Why Leadership Teams Fracture When Success Has Too Many Owners
When the people who define success want different outcomes, execution splinters, accountability blurs, and the operating model starts serving politics instead of performance.
Most leadership teams say they are aligned because they agreed on the strategy deck.
That is not alignment. That is choreography.
Real alignment starts one level deeper, with a harder question: who actually defines success in this system?
In most companies, the answer is not singular.
The private equity sponsor wants EBITDA expansion and credible IRR.
The board wants predictability and no surprises.
The CEO wants execution control and room to maneuver.
Regulators want compliance integrity.
Customers want reliability.
Each of those expectations is rational on its own. Together, they can become structurally incompatible if nobody makes the tradeoffs explicit.
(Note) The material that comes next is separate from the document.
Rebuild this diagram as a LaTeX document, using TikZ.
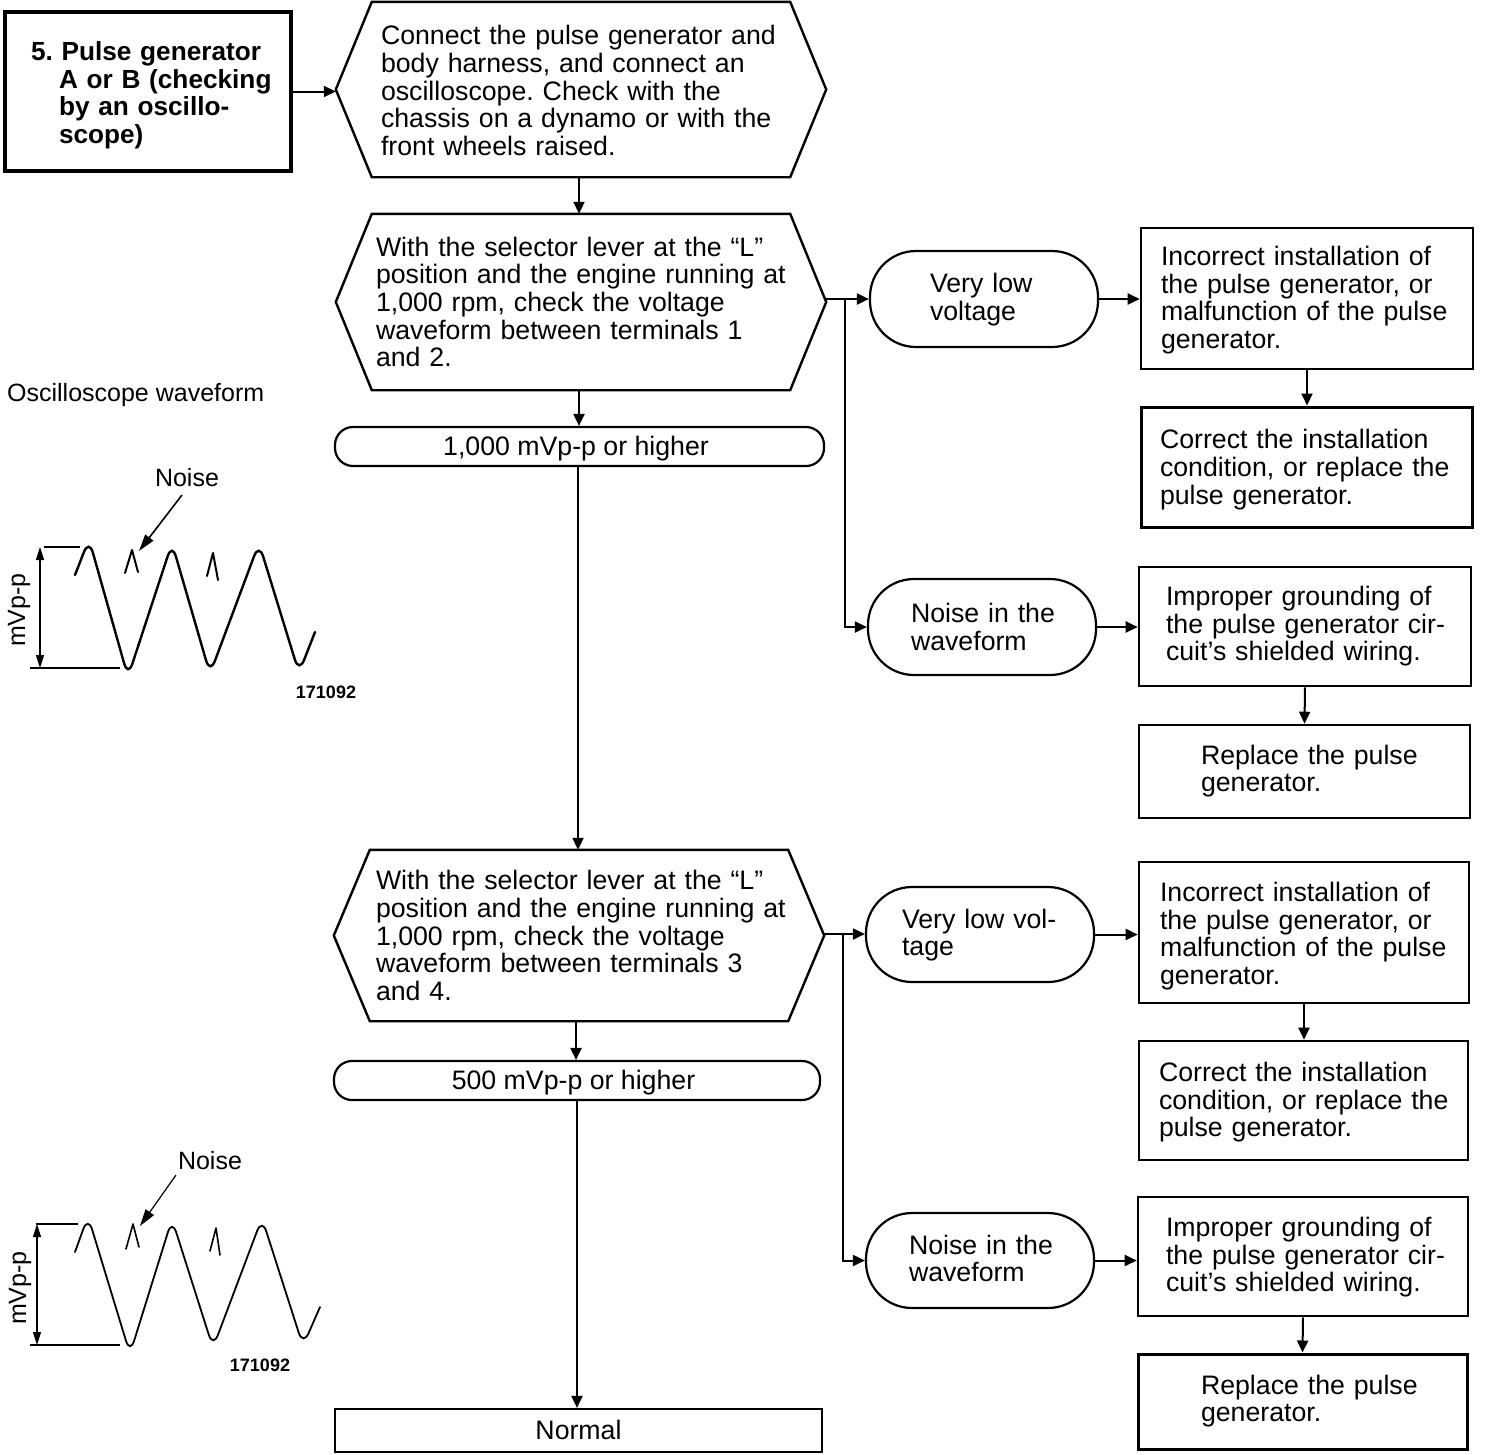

This is where execution starts to fracture. Teams get mixed signals. Priorities drift. Metrics become political. Functions optimize locally. Reviews feel productive, but the business keeps absorbing hidden friction.
A company does not execute against strategy alone. It executes against the expectations of its patrons, those who have the power to judge performance, reward compliance, replace leadership, or interrupt the business.
If you do not define the patron map, the patron map will define your company anyway.
The Core Argument
Every operating system has patrons, whether you name them or not
The first mistake leadership teams make is assuming the organization is driven primarily by formal strategy. In reality, businesses are shaped by the people and institutions with the power to declare what good looks like.
In a PE-backed or regulated environment, those patrons are usually clear:
This matters because execution follows incentives, not speeches. If one patron rewards speed, another punishes risk, a third demands proof, and a fourth expects uninterrupted service, the organization will start responding through defensive behavior. People delay escalation. They overproduce dashboards. They protect their own function. They reclassify issues instead of resolving them.
What to do:
Build a formal Patron Map for the enterprise. Not a stakeholder slide. A real operating document that states:
who defines success
what each patron expects
what lever each patron holds
what metrics they use to judge performance
where expectations are compatible or in tension
That document should be reviewed at the executive level, not buried in strategy workshops.